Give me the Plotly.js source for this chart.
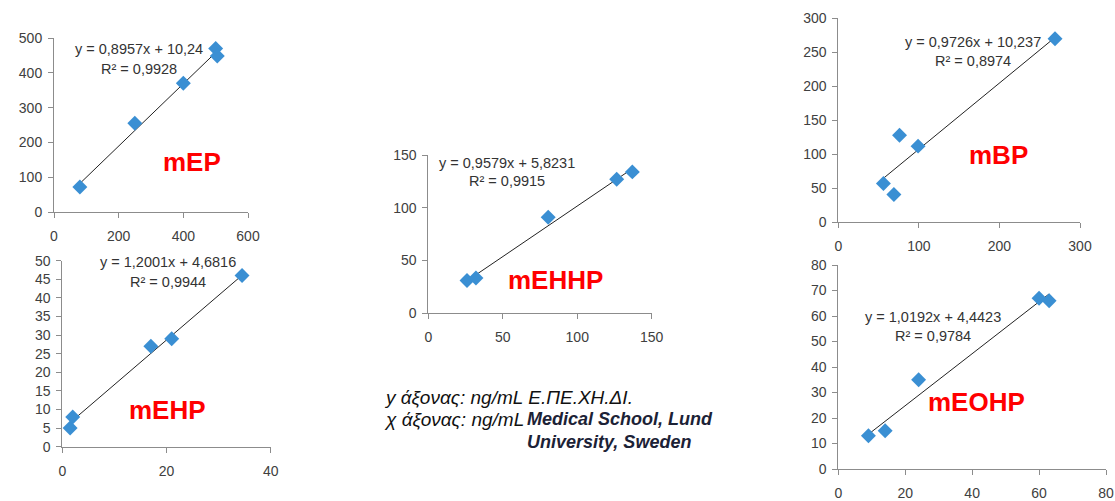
<!DOCTYPE html>
<html>
<head>
<meta charset="utf-8">
<script src="https://cdn.plot.ly/plotly-3.0.1.min.js"></script>
<style>html,body{margin:0;padding:0;background:#fff}#chart{width:1115px;height:501px}</style>
</head>
<body>
<div id="chart"></div>
<script>
// ---- data ----
const panelNames = ["mEP", "mEHP", "mEHHP", "mBP", "mEOHP"];
const mEP_x = [80, 250, 400, 500, 505];
const mEP_y = [72, 255, 370, 470, 448];
const mEHP_x = [1.5, 2, 17, 21, 34.5];
const mEHP_y = [5, 8, 27, 29, 46];
const mEHHP_x = [26, 32, 80.5, 126.5, 137];
const mEHHP_y = [31, 33.5, 91, 127, 134];
const mBP_x = [56, 69, 76, 99, 269];
const mBP_y = [57, 41, 128, 112, 270];
const mEOHP_x = [9, 14, 24, 60, 63];
const mEOHP_y = [13, 15, 35, 67, 66];
const slopes = [0.8957, 1.2001, 0.9579, 0.9726, 1.0192];
const intercepts = [10.24, 4.6816, 5.8231, 10.237, 4.4423];
const eqTexts = ["y = 0,8957x + 10,24", "y = 1,2001x + 4,6816", "y = 0,9579x + 5,8231", "y = 0,9726x + 10,237", "y = 1,0192x + 4,4423"];
const r2Texts = ["R² = 0,9928", "R² = 0,9944", "R² = 0,9915", "R² = 0,8974", "R² = 0,9784"];
const xMax = [600, 40, 150, 300, 80];
const xStep = [200, 20, 50, 100, 20];
const yMax = [500, 50, 150, 300, 80];
const yStep = [100, 5, 50, 50, 10];
const noteY = "y άξονας: ng/mL Ε.ΠΕ.ΧΗ.ΔΙ.";
const noteX = "χ άξονας: ng/mL";
const noteSrc = ["Medical School, Lund", "University, Sweden"];

// ---- layout geometry (pixels) ----
const W = 1115, H = 501;
const boxes = [ // [left, right, top, bottom]
  [54, 248, 38, 212],
  [62.3, 270.7, 260.7, 446.7],
  [428.3, 651.7, 155, 313.3],
  [838.3, 1080, 18.3, 222.3],
  [838.3, 1106, 265, 469]
];
const eqPos = [[139, 49, 69], [168, 262, 282], [507, 163, 181], [973, 42, 61], [933, 317, 336]];
const namePos = [[192, 162], [167, 410], [555, 280], [998, 155], [976, 402]];

const series = [[mEP_x, mEP_y], [mEHP_x, mEHP_y], [mEHHP_x, mEHHP_y], [mBP_x, mBP_y], [mEOHP_x, mEOHP_y]];
const traces = [];
const layout = {
  width: W, height: H, margin: {l: 0, r: 0, t: 0, b: 0},
  paper_bgcolor: "#fff", plot_bgcolor: "#fff", showlegend: false,
  font: {family: "Liberation Sans, Arial, sans-serif", color: "#404040"},
  annotations: []
};
const px = v => v / W, py = v => 1 - v / H;

series.forEach((s, i) => {
  const n = i === 0 ? "" : String(i + 1);
  const xs = s[0], ys = s[1];
  const x0 = Math.min(...xs), x1 = Math.max(...xs);
  traces.push({
    x: [x0, x1], y: [slopes[i] * x0 + intercepts[i], slopes[i] * x1 + intercepts[i]],
    xaxis: "x" + n, yaxis: "y" + n, mode: "lines",
    line: {color: "#222", width: 1}, hoverinfo: "skip"
  });
  traces.push({
    x: xs, y: ys, xaxis: "x" + n, yaxis: "y" + n, mode: "markers", cliponaxis: false,
    marker: {symbol: "diamond", size: 11.5, color: "#3a8fd3", line: {width: 0}}
  });
  const b = boxes[i];
  const axCommon = {
    showgrid: false, zeroline: false, showline: true, linecolor: "#8c8c8c", linewidth: 1,
    ticks: "outside", ticklen: 5, tickcolor: "#8c8c8c",
    tickfont: {size: 14, color: "#404040", family: "Liberation Sans, Arial, sans-serif"},
    fixedrange: true
  };
  layout["xaxis" + n] = Object.assign({}, axCommon, {
    domain: [px(b[0]), px(b[1])], range: [0, xMax[i]], dtick: xStep[i], tick0: 0,
    anchor: "y" + n, ticklabelstandoff: 6
  });
  layout["yaxis" + n] = Object.assign({}, axCommon, {
    domain: [py(b[3]), py(b[2])], range: [0, yMax[i]], dtick: yStep[i], tick0: 0,
    anchor: "x" + n, ticklabelstandoff: 3
  });
  const e = eqPos[i];
  layout.annotations.push({xref: "paper", yref: "paper", x: px(e[0]), y: py(e[1]), xanchor: "center", yanchor: "middle",
    text: eqTexts[i], showarrow: false, font: {size: 14.5, color: "#333"}});
  layout.annotations.push({xref: "paper", yref: "paper", x: px(e[0]), y: py(e[2]), xanchor: "center", yanchor: "middle",
    text: r2Texts[i], showarrow: false, font: {size: 14.5, color: "#333"}});
  const np = namePos[i];
  layout.annotations.push({xref: "paper", yref: "paper", x: px(np[0]), y: py(np[1]), xanchor: "center", yanchor: "middle",
    text: "<b>" + panelNames[i] + "</b>", showarrow: false, font: {size: 26, color: "#ff0000"}});
});

layout.annotations.push({xref: "paper", yref: "paper", x: px(382), y: py(397), xanchor: "left", yanchor: "middle",
  text: "<i>" + noteY + "</i>", showarrow: false, font: {size: 19, color: "#111"}});
layout.annotations.push({xref: "paper", yref: "paper", x: px(382), y: py(419), xanchor: "left", yanchor: "middle",
  text: "<i>" + noteX + "</i>", showarrow: false, font: {size: 19, color: "#111"}});
layout.annotations.push({xref: "paper", yref: "paper", x: px(525), y: py(430), xanchor: "left", yanchor: "middle", align: "left",
  text: "<b><i>" + noteSrc.join("<br>") + "</i></b>", showarrow: false, font: {size: 18, color: "#1c2236"}});

Plotly.newPlot("chart", traces, layout, {displayModeBar: false, staticPlot: true});
</script>
</body>
</html>
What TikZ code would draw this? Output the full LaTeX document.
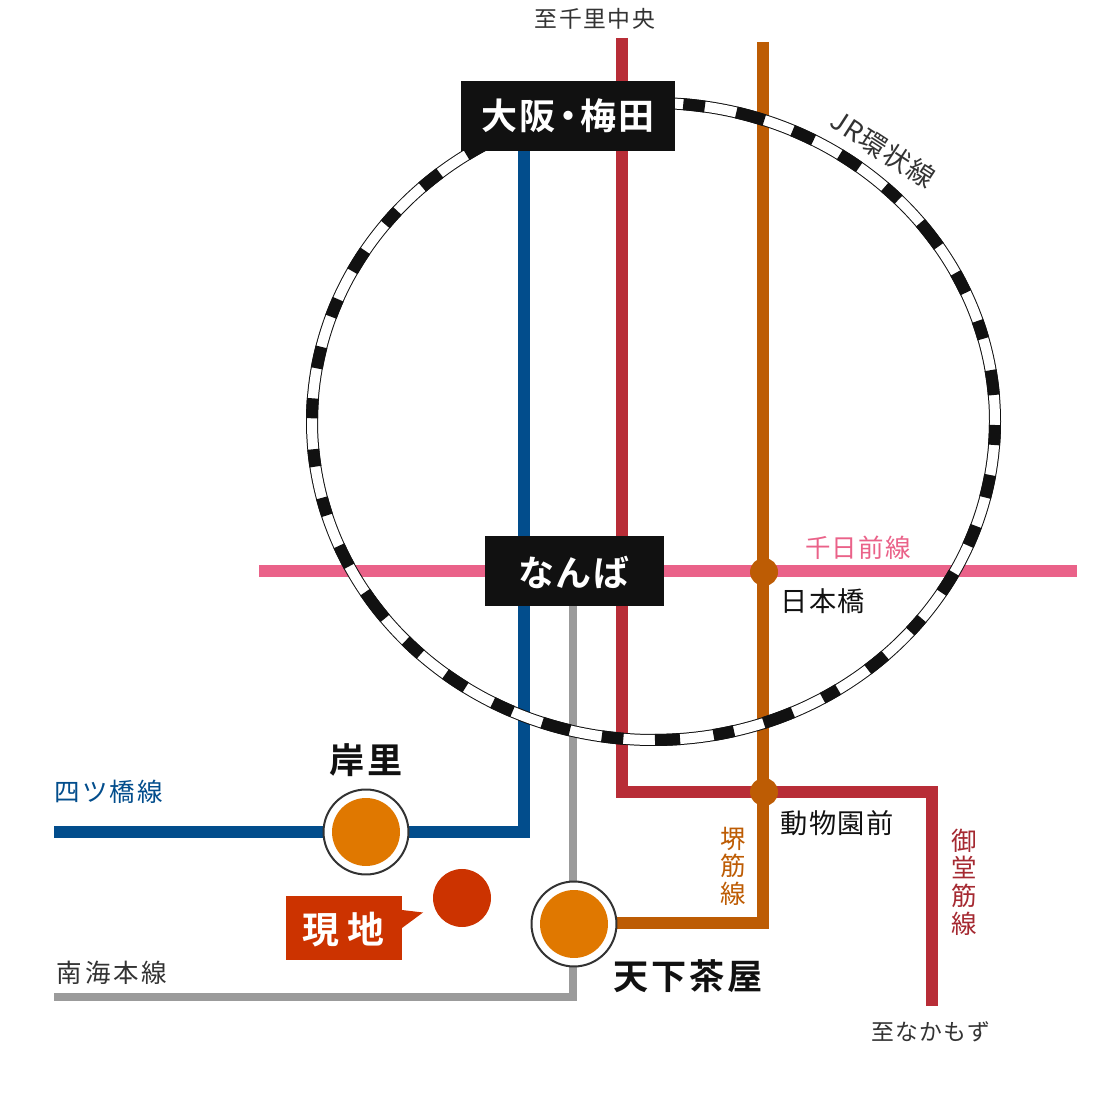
\documentclass[tikz,border=0pt]{standalone}
\usepackage{fontspec}
\setmainfont{Noto Sans CJK JP}[BoldFont={Noto Sans CJK JP Bold}]
\definecolor{sakaisuji}{HTML}{BD5C04}
\definecolor{midosuji}{HTML}{B82D37}
\definecolor{yotsubashi}{HTML}{024D8C}
\definecolor{sennichimae}{HTML}{EA6289}
\definecolor{nankai}{HTML}{9B9B9B}
\definecolor{genchi}{HTML}{CC3300}
\definecolor{stationfill}{HTML}{E07800}
\definecolor{labelblack}{HTML}{111111}
\definecolor{labelgray}{HTML}{333333}
\newcommand{\mapfont}[2]{\fontsize{#1pt}{15.7pt}\selectfont\addfontfeature{LetterSpace=#2}}
\newcommand{\platefont}[2]{\fontsize{#1pt}{24pt}\selectfont\bfseries\addfontfeature{LetterSpace=#2}}
\tikzset{
	railline/.style = {line width=0.24cm},
	ringdash/.style = {labelblack, line width=0.24cm},
	hub/.style = {circle, fill=sakaisuji, minimum size=0.56cm, inner sep=0},
	stationring/.style = {circle, draw=labelgray, line width=0.04cm, fill=white, minimum size=1.7cm, inner sep=0},
	stationdot/.style = {circle, fill=stationfill, minimum size=1.36cm, inner sep=0},
	platetext/.style = {text=white, inner sep=0},
	maptext/.style = {inner sep=0, text=labelgray},
	nametext/.style = {inner sep=0, text=labelblack, font=\platefont{20}{8}},
}
\begin{document}
\begin{tikzpicture}[x=0.02cm, y=-0.02cm]
	\useasboundingbox (0, 0) rectangle (1120, 1114);

	% draw the lines
	\draw [railline, yotsubashi] (524, 150) -- (524, 832) -- (54, 832);
	\draw [railline, midosuji] (622, 38) -- (622, 792) -- (932, 792) -- (932, 1006);
	\draw [railline, sakaisuji] (763, 42) -- (763, 923) -- (610, 923);
	\draw [railline, sennichimae] (259, 571) -- (1077, 571);
	\draw [nankai, line width=0.16cm] (573, 600) -- (573, 997) -- (54, 997);

	% draw the loop line
	\draw [ringdash] (653.5, 421.5) ellipse [x radius=341.5, y radius=318.5];
	\draw [white, line width=0.2cm] (653.5, 421.5) ellipse [x radius=341.5, y radius=318.5];
	\foreach \a/\b in {-85/-81.35, -75.97/-71.07, -65.97/-62.05, -56.94/-52.96, -47.4/-44.15, -38.6/-33.36,
			-27.8/-23.85, -18.4/-15.06, -9.27/-4.77, 0.63/4.23, 9.67/13.8, 19.16/22.92,
			28.37/32.5, 38.22/41.26, 47.25/51.14, 57.29/60.32, 65.92/71.17, 76.36/79.88,
			85.54/89.75, 95.07/98.71, 104.17/109.02, 114.38/118.08, 123.38/127.53, 133.01/136.53,
			141.83/147.6, 152.97/157.03, 162.87/166.13, 171.85/175, 180.58/184.17, 189.61/193.55,
			199.21/202.57, 208.15/212.41, 218.23/221.39, 227.37/231.26, 236.8/240.5}
		\draw [ringdash] (653.5, 421.5) ++ (\a:341.5 and 318.5) arc [start angle=\a, end angle=\b, x radius=341.5, y radius=318.5];

	% junctions
	\node [hub] (nipponbashi) at (764, 572) {};
	\node [hub] (dobutsuen) at (764, 792) {};

	% stations
	\node [stationring] (kishinosato) at (366, 832) {};
	\node [stationdot] at (kishinosato) {};
	\node [stationring] (tengachaya) at (574, 924) {};
	\node [stationdot] at (tengachaya) {};

	% black plates
	\fill [labelblack] (461, 81) rectangle (675, 151);
	\node [platetext, font=\platefont{20.5}{5}] (umeda) at (568, 116) {大阪\hspace{-0.15em}・\hspace{-0.15em}梅田};
	\fill [labelblack] (485, 536) rectangle (664, 606);
	\node [platetext, font=\platefont{20.5}{5}] (namba) at (574, 572) {なんば};

	% site marker
	\fill [genchi] (462, 898) circle [radius=29];
	\fill [genchi] (286, 896) rectangle (402, 960);
	\fill [genchi] (402, 910) -- (423, 912.5) -- (402, 928) -- cycle;
	\node [platetext, font=\platefont{21}{5}] (site) at (343, 930) {現\hspace{0.22em}地};

	% labels
	\node [maptext, font=\mapfont{13}{7}] (senri) at (595, 19) {至千里中央};
	\node [maptext, font=\mapfont{15.3}{5}, rotate=-33] (loopname) at (883, 149) {JR環状線};
	\node [maptext, text=sennichimae, font=\mapfont{14.5}{5}] (sennichimaename) at (858, 548) {千日前線};
	\node [maptext, text=labelblack, font=\mapfont{15.5}{5}] (nipponbashiname) at (823, 601) {日本橋};
	\node [maptext, text=labelblack, font=\mapfont{15.5}{5}] (dobutsuenname) at (837, 823) {動物園前};
	\node [maptext, text=yotsubashi, font=\mapfont{14.5}{8}] (yotsubashiname) at (109, 792) {四ツ橋線};
	\node [maptext, font=\mapfont{14.5}{11}] (nankainame) at (112, 973) {南海本線};
	\node [maptext, font=\mapfont{13}{6}] (nakamozu) at (931, 1032) {至なかもず};
	\node [maptext, text=sakaisuji, align=center, font=\mapfont{14.5}{0}] (sakaisujiname) at (733, 866) {堺\\筋\\線};
	\node [maptext, text=midosuji!90!black, align=center, font=\mapfont{14.5}{0}] (midosujiname) at (964, 882) {御\\堂\\筋\\線};
	\node [nametext] (kishinosatoname) at (366, 760) {岸里};
	\node [nametext] (tengachayaname) at (688, 976) {天下茶屋};
\end{tikzpicture}
\end{document}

- Exercise goal
Locate and copy each line in the data above that includes the word "chart".

- Answer for the task
Give me the Plotly.js source for this chart.
<style>html,body{margin:0;padding:0;background:#fff}#chart{width:1115px;height:501px}</style>
<div id="chart"></div>
Plotly.newPlot("chart", traces, layout, {displayModeBar: false, staticPlot: true});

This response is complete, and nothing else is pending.